By general agreement, however, the results of the “disadvantaged” students admitted without exam to Sciences-Po have been good, if not exactly sensational, and its principle of favored entries now seems to have been accepted.
At an even earlier educational level, a somewhat similar program involving 30 students from so-called “disadvantaged” areas has just been launched for the first time at the ultra-chic Henri IV high school, also on Paris’s left bank.
For the moment, the group of 30, all in a preparatory course for eventual admission to a Grande Ecole, is being sectioned off and taught similarly but separately from Henri IV’s competitively admitted students.
That will last for an unspecified period of time, nominally to give school officials the chance to judge their capabilities while at the same time guaranteeing the maintenance of the school’s standards and reputation.
But it’s a start.
There also is enormous electoral focus at the moment on various minority and equal opportunity issues in the wake of last autumn’s disturbances, and concern in France and elsewhere in Europe—as there is in the United States—about how to stem or control unwanted or uncontrolled immigration.
The immigration issue pits, often highly vociferously, those usually to the right of the political spectrum, who want to increase expulsions of residents illegally in the country, against those more often on the left, who stress humanitarian concerns and urge blanket legalization of anyone already in France, even clandestinely.
Add to that two other debates, largely spurred by potential presidential candidates seeking an issue to champion.
One was launched by Interior Minister Nicolas Sarkozy, a main presidential hopeful who wants to authorize government funding to help build mosques in largely Muslim communities. His thesis: The process would dilute potential terrorist breeding grounds around mosques currently financed essentially by money from Saudi Arabia or other Muslim states. The idea of course inevitably has been much decried by political adversaries of Sarkozy and staunch defenders of France’s official separation of church and state.
The latest debate on the scene concerns what is known as the “carte scolaire,” or school card, which is essentially an identification of where a student lives and the local school to which he or she is assigned. Assignment to the school in a specific neighborhood is not illogical on the face of it. The downside, however, without doubt, is the fact that the system, in effect, locks kids in disadvantaged neighborhoods into local and disadvantaged schools. Often that simply increases the difficulties they face in breaking out of their environment.
As with so many other French social problems that pop to the fore in an election year, school cards have survived for years without controversy mostly because parents with money or contacts, mostly teacher parents, know how to beat the system and get special permits to put their children into good schools in good neighborhoods. One recent study found, for instance, that some 40 percent of the children in one of the better Paris undergraduate schools lived out of area and were there on special authorization.
Now, some of the campaigning politicians say they want to open all schools to all comers to give everyone an equal chance, even those from disadvantaged neighborhoods.
Others, however, plus the teachers’ unions, are wary.
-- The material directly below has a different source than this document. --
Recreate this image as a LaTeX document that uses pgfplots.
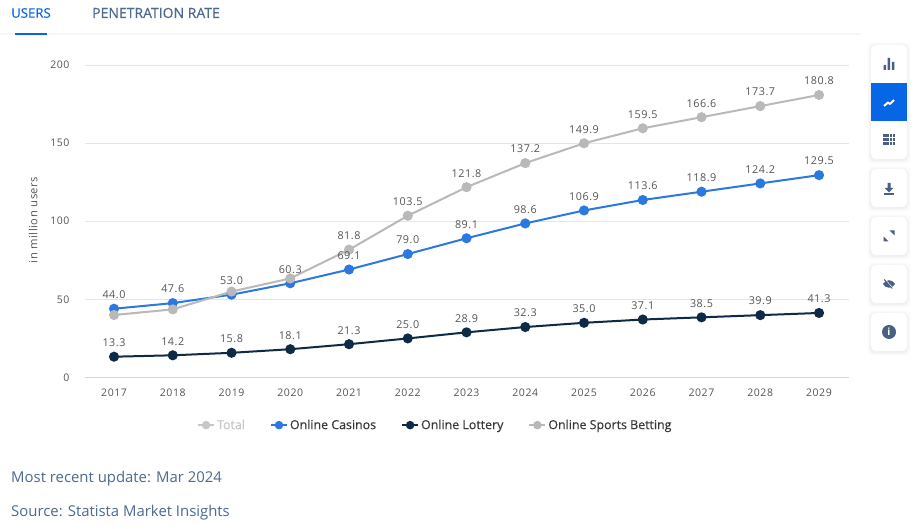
\documentclass[border=0pt]{standalone}
\usepackage{fontspec}
\setmainfont{Open Sans}
\newfontfamily\lsfont[LetterSpace=5]{Open Sans}
\newfontfamily\medfont[FakeBold=0.3]{Open Sans}
\usepackage{pgfplots}
\pgfplotsset{compat=1.18}
\definecolor{cblue}{HTML}{2A78E0}
\definecolor{cdark}{HTML}{0F2A46}
\definecolor{cgray}{HTML}{B9B9B9}
\definecolor{clabel}{HTML}{555555}
\definecolor{cslate}{HTML}{4E6A8F}
\definecolor{cact}{HTML}{0666E5}
\definecolor{cicon}{HTML}{4A6083}
\definecolor{caxis}{HTML}{CCD6EB}
\definecolor{ctab}{HTML}{F3F6FB}
\newcommand{\panel}[2]{%
  \foreach \s/\o in {4/0.008,3/0.012,2/0.016,1/0.02}{
    \fill[black,opacity=\o,rounded corners=5pt] (871-\s,#1-\s+1) rectangle (907+\s,#2+\s+1);}
  \fill[white,rounded corners=5pt] (871,#1) rectangle (907,#2);}
\begin{document}
\begin{tikzpicture}
\useasboundingbox (0,0) rectangle (914pt,529pt);
\fill[white] (0,0) rectangle (914pt,529pt);
\begin{axis}[
  at={(85pt,151.5pt)}, anchor=south west,
  scale only axis, width=764pt, height=312.5pt,
  xmin=2016.506, xmax=2029.51, ymin=0, ymax=200,
  xtick={2017,...,2029}, ytick={0,50,100,150,200},
  major tick length=0pt,
  axis line style={draw=none},
  axis x line*=bottom, axis y line*=left,
  ymajorgrids, grid style={draw=black!10, line width=0.8pt},
  x tick label style={font=\lsfont\fontsize{10.5}{12}\selectfont, text=clabel,
    /pgf/number format/1000 sep={}, /pgf/number format/assume math mode=true, yshift=-8pt},
  y tick label style={font=\lsfont\fontsize{10.5}{12}\selectfont, text=clabel,
    /pgf/number format/assume math mode=true, xshift=-12pt},
  ylabel={in million users},
  every axis y label/.style={at={(axis description cs:-0.068,0.504)},rotate=90,anchor=center,
    font=\lsfont\fontsize{11.2}{13}\selectfont, text=clabel},
  clip=false,
  every axis plot/.append style={line width=2pt, mark=*, mark size=4pt,
    mark options={solid,draw=none}},
  point meta=explicit symbolic,
  nodes near coords,
  every node near coord/.append style={font=\lsfont\fontsize{10.8}{12}\selectfont, text=clabel,
    anchor=center, yshift=14pt, inner sep=0pt},
  legend style={at={(0.4585,-0.1525)}, anchor=center, draw=none, fill=none,
    legend columns=4, font=\medfont\fontsize{12.4}{14}\selectfont, text=black!78,
    /tikz/every even column/.style={column sep=23pt}},
  legend cell align=left,
  legend image code/.code={\draw[mark repeat=2,mark phase=2,#1,line width=2pt,mark size=3.2pt]
    plot coordinates {(0pt,0pt)(8pt,0pt)(16pt,0pt)};},
]
\addlegendimage{color=black!22, mark=*, mark options={fill=black!22,solid,draw=none}}
\addlegendentry{\textcolor{black!22}{Total}}
\draw[draw=caxis,line width=0.8pt] (axis cs:2016.506,0) -- (axis cs:2029.51,0);
\addplot[color=cblue, mark options={fill=cblue}] coordinates {
 (2017,44.0)[] (2018,47.6)[] (2019,53.0)[] (2020,60.3)[] (2021,69.1)[]
 (2022,79.0)[] (2023,89.1)[] (2024,98.6)[] (2025,106.9)[] (2026,113.6)[]
 (2027,118.9)[] (2028,124.2)[] (2029,129.5)[]};
\addlegendentry{Online Casinos}
\addplot[color=cdark, mark options={fill=cdark}] coordinates {
 (2017,13.3)[13.3] (2018,14.2)[14.2] (2019,15.8)[15.8] (2020,18.1)[18.1] (2021,21.3)[21.3]
 (2022,25.0)[25.0] (2023,28.9)[28.9] (2024,32.3)[32.3] (2025,35.0)[35.0] (2026,37.1)[37.1]
 (2027,38.5)[38.5] (2028,39.9)[39.9] (2029,41.3)[41.3]};
\addlegendentry{Online Lottery}
\addplot[color=cgray, mark options={fill=cgray}] coordinates {
 (2017,40.0)[] (2018,43.6)[] (2019,55.0)[] (2020,63.4)[] (2021,81.8)[81.8]
 (2022,103.5)[103.5] (2023,121.8)[121.8] (2024,137.2)[137.2] (2025,149.9)[149.9] (2026,159.5)[159.5]
 (2027,166.6)[166.6] (2028,173.7)[173.7] (2029,180.8)[180.8]};
\addlegendentry{Online Sports Betting}
% the Online Casinos value labels, set last so that they lie over the grey line
\addplot[draw=none, mark=none, forget plot] coordinates {
 (2017,44.0)[44.0] (2018,47.6)[47.6] (2019,53.0)[53.0] (2020,60.3)[60.3] (2021,69.1)[69.1]
 (2022,79.0)[79.0] (2023,89.1)[89.1] (2024,98.6)[98.6] (2025,106.9)[106.9] (2026,113.6)[113.6]
 (2027,118.9)[118.9] (2028,124.2)[124.2] (2029,129.5)[129.5]};
\end{axis}
\begin{scope}[x=1pt,y=-1pt,yshift=529pt]
  % tabs
  \fill[ctab] (0,33) rectangle (861,35);
  \fill[cact] (15,33) rectangle (47,35);
  \node[anchor=west,inner sep=0pt,text=cact,font=\medfont\fontsize{13.2}{15}\selectfont] at (11,13) {USERS};
  \node[anchor=west,inner sep=0pt,text=cslate,font=\medfont\fontsize{14}{15}\selectfont] at (92,13) {PENETRATION RATE};
  % footer
  \node[anchor=west,inner sep=0pt,text=cslate,font=\fontsize{14.9}{17}\selectfont] at (11,479) {Most recent update: Mar 2024};
  \node[anchor=west,inner sep=0pt,text=cslate,font=\fontsize{14.9}{17}\selectfont] at (11,513) {Source: Statista Market Insights};
  % side panels
  \panel{45}{159}\panel{169}{207}\panel{217}{255}\panel{265}{303}\panel{313}{351}
  \fill[cact] (871,83) rectangle (907,121);
  % bar icon
  \fill[cicon] (883.5,65) rectangle (886,70) (887.7,58) rectangle (890.2,70) (891.9,62) rectangle (894.4,70);
  % line icon
  \draw[white,line width=2pt,line join=round] (884,106) -- (888,102.5) -- (890,104) -- (894,100);
  % table icon
  \foreach \yy in {135.5,139.5,143.5}{
    \fill[cicon] (883,\yy-1.4) rectangle (889,\yy+1.4);
    \fill[cicon] (890,\yy-1.4) rectangle (892,\yy+1.4);
    \fill[cicon] (893,\yy-1.4) rectangle (895,\yy+1.4);}
  % download
  \fill[cicon] (887.5,183) rectangle (890.5,188) (884.5,188) -- (893.5,188) -- (889,192.5) -- cycle;
  \fill[cicon] (884,193.5) rectangle (894,195.2);
  % expand
  \fill[cicon] (883.5,241.5) -- (883.5,236.5) -- (888.5,241.5) -- cycle;
  \fill[cicon] (894.5,230.5) -- (894.5,235.5) -- (889.5,230.5) -- cycle;
  % eye-off
  \fill[cicon] (883,284) .. controls (886,279) and (892,279) .. (895,284) .. controls (892,289) and (886,289) .. (883,284) -- cycle;
  \draw[white,line width=1pt] (885,279.5) -- (893,288.5);
  \draw[cicon,line width=1pt] (884.2,279.5) -- (892.2,288.5);
  % info
  \fill[cicon] (889,332) circle (7);
  \node[inner sep=0pt,text=white,font=\fontsize{10}{10}\bfseries\selectfont] at (889,332) {i};
\end{scope}
\end{tikzpicture}
\end{document}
They fear that a totally open system would prove unmanageable and, in the end, so overload demand at the good schools that they would have to restrict entry even more so to just the best of the best, thus shutting out, again, the “disadvantaged.”
The problem at the moment is that the politicians in the presidential race keep changing or modifying their stances on most of these questions depending on what their opponents are saying and what the opinion polls are reporting.
That won’t change much until after the elections, but it certainly will provide conversation and debate topics galore between now and election day.